The training data consists of ‘features’, carefully chosen aspects of the catalog and performance data. Each time we develop a new input feature for our models, we must test its effectiveness, before we can finally deploy the change.

Stage 1: Offline Evaluation

In this step, we train both the current ‘live’ model and the model with the proposed new feature on a large amount of historical catalog data and the corresponding products’ performance metrics. Then we ask both models to make performance predictions for a subsequent historical period, and verify these against the true performance results achieved in that time. Various statistical methods are used to measure accuracy and error rate of both models, so that we can be sure our new variant shows improvements.

This stage can be executed very quickly, since we already have all the required data. This makes it excellent for fine-tuning our proposed change if we feel the results could be even better. Furthermore, it’s a 100% safe way to try new approaches. Thus, we can quickly and constantly adapt to new market trends and insights, discovered through our own research or via smec’s customer-facing teams.

Stage 2: Dry-Run

If our model with the proposed new feature generates offline improvements, we can move to a dry-run. With Whoop! continuously receiving information on new products and their Google Shopping campaign performance, we train both model variants on this data and query both for their predictions.

Crucially, the predictions from the new variant are never used to generate bids, so we are still 100% safe. We again check machine learning metrics, like error rate, and now also check that the bids which would have been produced using the new model’s predictions make sense from a business perspective. For example, if the model has discovered certain products have untapped revenue potential, then we might expect the bids to be higher, but not astronomically so.

Stage 3: A/B Testing

Arriving at stage three means we are confident we’re working with something great, having seen improvements to machine learning metrics and a reasonable effect on business indicators via the proposed bids. Now, it’s time to carefully go live.

Stage 3 of our testing pipeline: a careful, controlled test of a proposed new bidding model on a live subset of the product catalog

Both variants of the model receive a subset of the product catalog, and are trained on live data and used to generate real predictions and bids. Just as patients are carefully chosen in a clinical trial, so too are the catalog subsets, as we randomly spit them in a way that nevertheless ensures the expected performance is balanced across the sets. After a predefined period we swap the subsets, so that both models have the chance to work on each.

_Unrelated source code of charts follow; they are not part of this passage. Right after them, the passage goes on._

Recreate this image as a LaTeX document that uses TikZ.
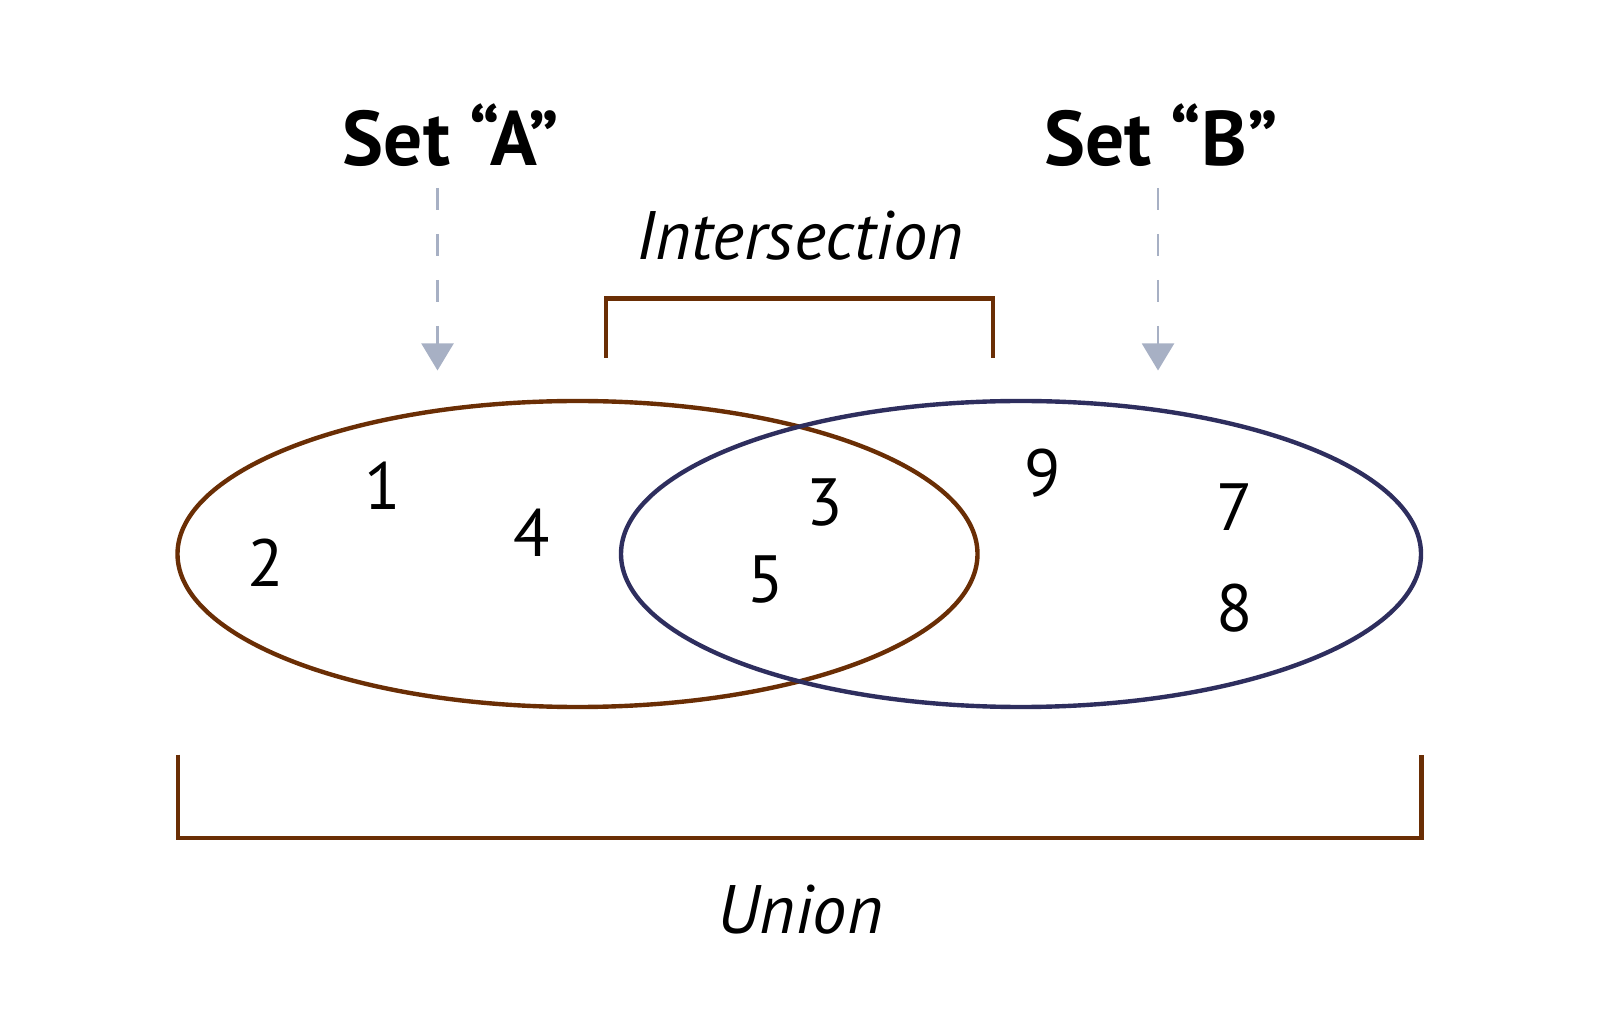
\documentclass[tikz,border=0pt]{standalone}
\usepackage{fontspec}
\setmainfont{PT Sans}
\usetikzlibrary{arrows.meta}
\definecolor{setbrown}{HTML}{6A2E05}
\definecolor{setblue}{HTML}{2E2E5E}
\definecolor{pointgray}{HTML}{A7B0C4}
\tikzset{
  setlabel/.style={font=\fontsize{22}{26}\selectfont\bfseries},
  brlabel/.style={font=\fontsize{19.5}{23}\selectfont\itshape},
  member/.style={font=\fontsize{19}{23}\selectfont},
  pointer/.style={pointgray, line width=0.6pt, dash pattern=on 0.22cm off 0.24cm,
    -{Triangle[width=0.32cm, length=0.27cm]}},
  bracket/.style={setbrown, line width=1.25pt}
}
\begin{document}
\begin{tikzpicture}
  \useasboundingbox (0,0) rectangle (16.14,-10.14);
  % the two sets
  \draw[setbrown, line width=1.25pt] (5.775,-5.54) ellipse [x radius=4cm, y radius=1.53cm];
  \draw[setblue, line width=1.25pt] (10.21,-5.54) ellipse [x radius=4cm, y radius=1.53cm];
  \node[setlabel] (setA) at (4.51,-1.35) {Set “A”};
  \node[setlabel] (setB) at (11.61,-1.35) {Set “B”};
  \coordinate (tipA) at (4.375,-3.705);
  \coordinate (tipB) at (11.58,-3.705);
  \draw[pointer] (4.375,-1.88) -- (tipA);
  \draw[pointer] (11.58,-1.88) -- (tipB);
  % brackets
  \draw[bracket] (6.06,-3.58) -- (6.06,-2.985) -- (9.93,-2.985) -- (9.93,-3.58);
  \node[brlabel] (inter) at (8.00,-2.36) {Intersection};
  \draw[bracket] (1.78,-7.545) -- (1.78,-8.38) -- (14.215,-8.38) -- (14.215,-7.545);
  \node[brlabel] (union) at (8.00,-9.10) {Union};
  % members
  \foreach \nx/\ny/\nv in {3.83/4.86/1, 2.655/5.63/2, 5.32/5.33/4, 8.245/5.03/3,
    7.66/5.795/5, 10.425/4.735/9, 12.35/5.075/7, 12.35/6.08/8}
    \node[member] (m\nv) at (\nx,-\ny) {\nv};
\end{tikzpicture}
\end{document}
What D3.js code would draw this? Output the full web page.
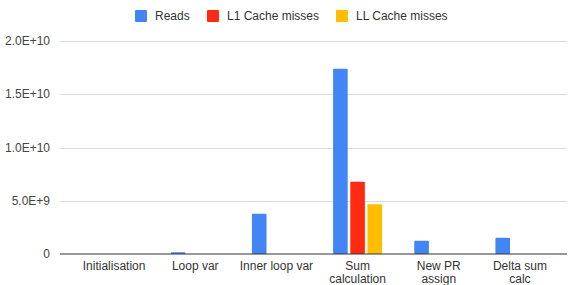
<!DOCTYPE html>
<html>
<head>
<meta charset="utf-8">
<script src="https://cdn.jsdelivr.net/npm/d3@7/dist/d3.min.js"></script>
<style>
  body { margin: 0; background: #fff; }
  svg { display: block; font-family: Arial, "Liberation Sans", sans-serif; }
</style>
</head>
<body>
<div id="chart"></div>
<script>
const categories = [
  ['Initialisation'],
  ['Loop var'],
  ['Inner loop var'],
  ['Sum', 'calculation'],
  ['New PR', 'assign'],
  ['Delta sum', 'calc']
];
const seriesNames = ['Reads', 'L1 Cache misses', 'LL Cache misses'];
const seriesColors = ['#4285F4', '#FF2A12', '#FFBF00'];
const reads = [0, 1.6e8, 3.78e9, 1.74e10, 1.25e9, 1.53e9];
const l1Misses = [0, 0, 0, 6.78e9, 0, 0];
const llMisses = [0, 0, 0, 4.66e9, 0, 0];
const yTicks = [0, 5e9, 1e10, 1.5e10, 2e10];
const yTickLabels = ['0', '5.0E+9', '1.0E+10', '1.5E+10', '2.0E+10'];

const width = 569, height = 285;
const plot = { left: 60, right: 567, top: 41, bottom: 254 };

const svg = d3.select('#chart').append('svg')
  .attr('width', width)
  .attr('height', height);

const y = d3.scaleLinear().domain([0, 2e10]).range([plot.bottom, plot.top]);

const x0 = d3.scaleBand()
  .domain(d3.range(categories.length))
  .range([73.5, 560.5]);

const groupW = 49;
const x1 = d3.scaleBand()
  .domain(d3.range(seriesNames.length))
  .range([(x0.bandwidth() - groupW) / 2, (x0.bandwidth() + groupW) / 2])
  .paddingInner(0.15);

// gridlines
svg.append('g')
  .selectAll('line')
  .data(yTicks.filter(d => d > 0))
  .enter()
  .append('line')
  .attr('x1', plot.left)
  .attr('x2', plot.right)
  .attr('y1', d => Math.round(y(d)) + 0.5)
  .attr('y2', d => Math.round(y(d)) + 0.5)
  .style('stroke', '#dcdcdc')
  .style('stroke-width', 1);

// y labels
svg.append('g')
  .selectAll('text')
  .data(yTicks)
  .enter()
  .append('text')
  .attr('x', 50)
  .attr('y', d => y(d))
  .attr('dy', '0.35em')
  .attr('text-anchor', 'end')
  .style('font-size', '12px')
  .style('fill', '#444')
  .text((d, i) => yTickLabels[i]);

// bars
const data = [reads, l1Misses, llMisses];
const groups = svg.append('g')
  .selectAll('g')
  .data(categories)
  .enter()
  .append('g')
  .attr('transform', (d, i) => `translate(${x0(i)},0)`);

groups.selectAll('rect')
  .data((d, i) => data.map((s, k) => ({ k: k, v: s[i] })))
  .enter()
  .filter(d => d.v > 0)
  .append('rect')
  .attr('x', d => x1(d.k))
  .attr('y', d => y(d.v))
  .attr('width', x1.bandwidth())
  .attr('height', d => y(0) - y(d.v))
  .attr('rx', 1)
  .style('fill', d => seriesColors[d.k]);

// baseline
svg.append('line')
  .attr('x1', plot.left)
  .attr('x2', plot.right)
  .attr('y1', y(0))
  .attr('y2', y(0))
  .style('stroke', '#333')
  .style('stroke-width', 1);

// x labels
groups.append('text')
  .attr('x', x0.bandwidth() / 2)
  .attr('y', 270)
  .attr('text-anchor', 'middle')
  .style('font-size', '12px')
  .style('fill', '#333')
  .selectAll('tspan')
  .data(d => d)
  .enter()
  .append('tspan')
  .attr('x', x0.bandwidth() / 2)
  .attr('dy', (d, i) => i === 0 ? 0 : 12.5)
  .text(d => d);

// legend
const legendX = [135, 207, 336];
const legend = svg.append('g')
  .selectAll('g')
  .data(seriesNames)
  .enter()
  .append('g')
  .attr('transform', (d, i) => `translate(${legendX[i]},10)`);

legend.append('rect')
  .attr('width', 12)
  .attr('height', 12)
  .attr('rx', 1)
  .style('fill', (d, i) => seriesColors[i]);

legend.append('text')
  .attr('x', 20)
  .attr('y', 6)
  .attr('dy', '0.35em')
  .style('font-size', '12px')
  .style('fill', '#333')
  .text(d => d);
</script>
</body>
</html>
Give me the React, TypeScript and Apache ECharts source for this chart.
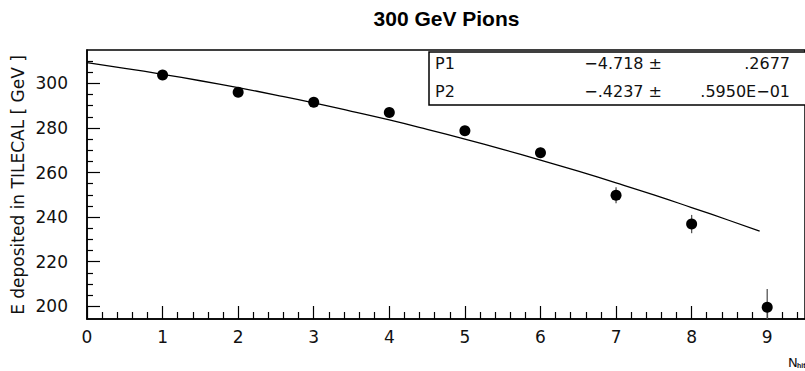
import React, { useEffect, useRef } from "react";
import * as echarts from "echarts";

// Measured points (N_hit, energy in GeV) and their errors
const pointX = [1, 2, 3, 4, 5, 6, 7, 8, 9];
const pointY = [303.8, 296.0, 291.6, 287.0, 278.8, 268.9, 249.8, 236.9, 199.6];
const pointErr = [1.6, 1.7, 1.8, 1.9, 2.0, 2.2, 3.6, 4.1, 8.2];

// Fitted curve
const fitX = [0, 0.5, 1, 1.5, 2, 2.5, 3, 3.5, 4, 4.5, 5, 5.5, 6, 6.5, 7, 7.5, 8, 8.5, 8.9];
const fitY = [309.3, 306.8, 304.1, 301.2, 298.1, 294.8, 291.3, 287.5, 283.6, 279.4, 275.0, 270.4, 265.6, 260.6, 255.4, 250.0, 244.3, 238.5, 233.7];

// Axis ticks
const xMajorTicks = [0, 1, 2, 3, 4, 5, 6, 7, 8, 9];
const xMinorTicks = [0.2, 0.4, 0.6, 0.8, 1.2, 1.4, 1.6, 1.8, 2.2, 2.4, 2.6, 2.8, 3.2, 3.4, 3.6, 3.8, 4.2, 4.4, 4.6, 4.8, 5.2, 5.4, 5.6, 5.8, 6.2, 6.4, 6.6, 6.8, 7.2, 7.4, 7.6, 7.8, 8.2, 8.4, 8.6, 8.8, 9.2, 9.4];
const yMajorTicks = [200, 220, 240, 260, 280, 300];
const yMinorTicks = [205, 210, 215, 225, 230, 235, 245, 250, 255, 265, 270, 275, 285, 290, 295, 305, 310];

const X_MIN = 0;
const X_MAX = 9.5;
const Y_MIN = 194.3;
const Y_MAX = 315;

// Fit parameters
const statNames = ["P1", "P2"];
const statValues = ["\u22124.718 \u00b1", "\u2212.4237 \u00b1"];
const statErrors = [".2677", ".5950E\u221201"];

const TITLE = "300 GeV Pions";
const Y_NAME = "E deposited in TILECAL [ GeV ]";

const NUM_FONT = "DejaVu Sans";

export default function App() {
  const ref = useRef<HTMLDivElement>(null);

  useEffect(() => {
    if (!ref.current) return;
    const chart = echarts.init(ref.current, undefined, { renderer: "svg" });

    const statGraphics: any[] = [];
    statNames.forEach((n, i) => {
      const cy = 63.5 + i * 28.3;
      statGraphics.push({
        type: "text", x: 435, y: cy,
        style: { text: n, font: `16px '${NUM_FONT}'`, fill: "#111", align: "left", verticalAlign: "middle" },
      });
      statGraphics.push({
        type: "text", x: 662, y: cy,
        style: { text: statValues[i], font: `16px '${NUM_FONT}'`, fill: "#111", align: "right", verticalAlign: "middle" },
      });
      statGraphics.push({
        type: "text", x: 790, y: cy,
        style: { text: statErrors[i], font: `16px '${NUM_FONT}'`, fill: "#111", align: "right", verticalAlign: "middle" },
      });
    });

    const option: any = {
      animation: false,
      backgroundColor: "#fff",
      grid: {
        left: 87, top: 50, width: 722, height: 269,
        show: true, borderColor: "#000", borderWidth: 1.5, backgroundColor: "transparent",
      },
      xAxis: [
        {
          type: "value", min: X_MIN, max: X_MAX, position: "bottom",
          axisLine: { show: true, lineStyle: { color: "#000", width: 1.5 } },
          axisTick: { show: true, inside: true, length: 13, customValues: xMajorTicks, lineStyle: { color: "#000", width: 1.2 } },
          axisLabel: { show: true, customValues: xMajorTicks, margin: 9, color: "#111", fontFamily: NUM_FONT, fontSize: 17 },
          splitLine: { show: false },
        },
        {
          type: "value", min: X_MIN, max: X_MAX, position: "bottom", gridIndex: 0,
          axisLine: { show: false },
          axisTick: { show: true, inside: true, length: 7, customValues: xMinorTicks, lineStyle: { color: "#000", width: 1.2 } },
          axisLabel: { show: false },
          splitLine: { show: false },
        },
      ],
      yAxis: [
        {
          type: "value", min: Y_MIN, max: Y_MAX, position: "left",
          axisLine: { show: true, lineStyle: { color: "#000", width: 1.5 } },
          axisTick: { show: true, inside: true, length: 13, customValues: yMajorTicks, lineStyle: { color: "#000", width: 1.2 } },
          axisLabel: { show: true, customValues: yMajorTicks, margin: 19, color: "#111", fontFamily: NUM_FONT, fontSize: 17 },
          splitLine: { show: false },
        },
        {
          type: "value", min: Y_MIN, max: Y_MAX, position: "left", gridIndex: 0,
          axisLine: { show: false },
          axisTick: { show: true, inside: true, length: 6, customValues: yMinorTicks, lineStyle: { color: "#000", width: 1.2 } },
          axisLabel: { show: false },
          splitLine: { show: false },
        },
      ],
      series: [
        {
          type: "line",
          xAxisIndex: 0, yAxisIndex: 0,
          data: fitX.map((x, i) => [x, fitY[i]]),
          smooth: true,
          showSymbol: false,
          lineStyle: { color: "#000", width: 1.3 },
          z: 2,
        },
        {
          type: "custom",
          xAxisIndex: 0, yAxisIndex: 0,
          data: pointX.map((x, i) => [x, pointY[i], pointErr[i]]),
          encode: { x: 0, y: 1 },
          renderItem: (params: any, api: any) => {
            const x = api.value(0);
            const y = api.value(1);
            const e = api.value(2);
            const lo = Math.max(y - e, Y_MIN);
            const hi = y + e;
            const p1 = api.coord([x, lo]);
            const p2 = api.coord([x, hi]);
            return {
              type: "line",
              shape: { x1: p1[0], y1: p1[1], x2: p2[0], y2: p2[1] },
              style: { stroke: "#555", lineWidth: 1.3 },
            };
          },
          z: 3,
        },
        {
          type: "scatter",
          xAxisIndex: 0, yAxisIndex: 0,
          data: pointX.map((x, i) => [x, pointY[i]]),
          symbol: "circle",
          symbolSize: 11,
          itemStyle: { color: "#000", opacity: 1 },
          z: 4,
        },
      ],
      graphic: [
        {
          type: "text", x: 446.5, y: 18.5,
          style: { text: TITLE, font: "bold 21px 'Liberation Sans'", fill: "#000", align: "center", verticalAlign: "middle" },
        },
        {
          type: "text", x: 17.5, y: 185, rotation: Math.PI / 2,
          style: { text: Y_NAME, font: `17px '${NUM_FONT}'`, fill: "#111", align: "center", verticalAlign: "middle" },
        },
        {
          type: "rect",
          shape: { x: 429, y: 52, width: 400, height: 53 },
          style: { fill: "#fff", stroke: "#000", lineWidth: 1.5 },
          z: 10,
        },
        ...statGraphics.map((g) => ({ ...g, z: 11 })),
        {
          type: "text", x: 788, y: 362,
          style: { text: "N", font: `13px '${NUM_FONT}'`, fill: "#111", align: "left", verticalAlign: "middle" },
        },
        {
          type: "text", x: 797, y: 365.5,
          style: { text: "hit", font: "bold 7px 'Liberation Sans'", fill: "#111", align: "left", verticalAlign: "middle" },
        },
      ],
    };

    chart.setOption(option);
    return () => chart.dispose();
  }, []);

  return (
    <div
      ref={ref}
      style={{ position: "fixed", left: 0, top: 0, width: 805, height: 371 }}
    />
  );
}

In stage three, we can observe machine learning measures such as accuracy, business indicators such as average CPC, and – finally – the true effect on business metrics such as turnover and ROAS. If the new model variant continues to outperform the other (which, having gotten this far, it generally does!), we can safely roll out the change for the entire catalog.

Going live doesn’t mean ‘Set and forget’

In the data science team, we are driven by a desire to constantly innovate and improve. Our custom-built dashboards give continuous insight into how the models are doing, and our alerting system lets us react immediately to any significant changes caused by unexpected events.

Sometimes this reveals new areas for improvement, and our close relationship with smec’s customer-facing teams means client feedback can always be used to derive new ideas. Furthermore, given our team’s diverse academic backgrounds and engagement with the latest research, we are constantly discovering new ways to potentially improve our bidding models.

This is particularly important in dynamic markets, where changing competitors, sales events, trends and so on make fast adjustments essential.

Example situations in which it is essential to quickly adjust bidding models to market trends.

Whenever an improvement is proposed, we start with targeted research in the applicable domain, and use descriptive statistics to better understand our data from this new perspective. Next, we create quick prototypes, a.k.a. ‘model sandboxing’, to see whether the idea has promise. And if it does, the entire testing pipeline begins again.